Sheryll Cashin著「White Space, Black Hood: Opportunity Hoarding and Segregation in the Age of Inequality」

White Space, Black Hood

Sheryll Cashin著「White Space, Black Hood: Opportunity Hoarding and Segregation in the Age of Inequality

現代アメリカにおいて居住地域の人種的隔離がどのような格差をもたらしているかについて、教育・医療・交通・安全などの側面から示した本。著者はジョージタウン大学の法学者。第二次大戦後のアメリカで、黒人の居住地域が制限されただけでなく政府によって野放しにされた悪質業者に搾取されるいっぽう、白人がさまざまな助成金や免税措置などの政策によって住宅を通した資産形成を達成し、現在まで続く経済格差が固定されたことはRichard Rothstein著「The Color of Law」やKeeanga-Yamahtta Taylor著「Race for Profit」に詳しいけれど、本書はそういった政策によって意図的に生み出された格差がどのように維持されているかを説明する。

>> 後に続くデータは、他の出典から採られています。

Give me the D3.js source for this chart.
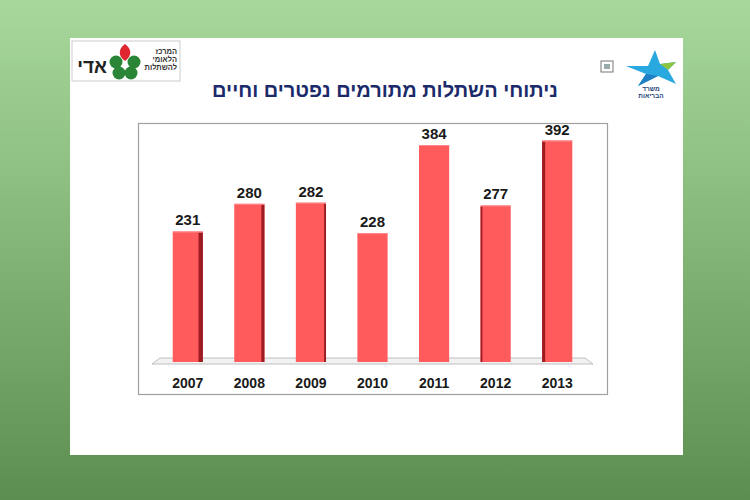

居住地域の分離が政策によって後押しされたものであるように、居住地域の境界の維持や教育や職などの経済的な機会の囲い込みも、それを促す政策によって支えられてきた。また同時に、居住地域の分離により、黒人が住んでいる地域の学校に十分な予算が配分されなかったり、黒人の住んでいる地域において警察が市民に対して攻撃的な態度を取っていても問題とされにくいようになっている。重要なのは人々が人種に関係なく平等の権利や機会を持つことで、人々がどこに住むかまでは指図できないし、住居の分離そのものは問題ではない、と思いがちだけど、住居が分離されていることでさまざまな機会が囲い込みされるだけでなく、貧困や犯罪が「黒人特有の問題」と決めつけられ、福祉行政による切り捨てや警察の暴力が横行する原因となっている点は重要。

本の終盤で地理的な分断による不平等に対抗するためのさまざまな取り組みが紹介されている。そのなかには貧しい地域の住民に助成金を出して「機会の豊富な」地域に移住するのを支援するような「住居の分離」に対する直接的な取り組みもあるけれど、教育予算の調達方法や交通機関設置の優先順位の変更など政府のあり方を問うものもある。成功している例としてしばしばシアトル市やキング郡の例が出てくるのは、一住民として「そんなにうまくいってはいないけどなあ」という感想を抱いてしまうのだけれど、取り組みをはじめている、というだけでも紹介する価値があるとされているのかもしれない。いや成功させようとがんばってますけど!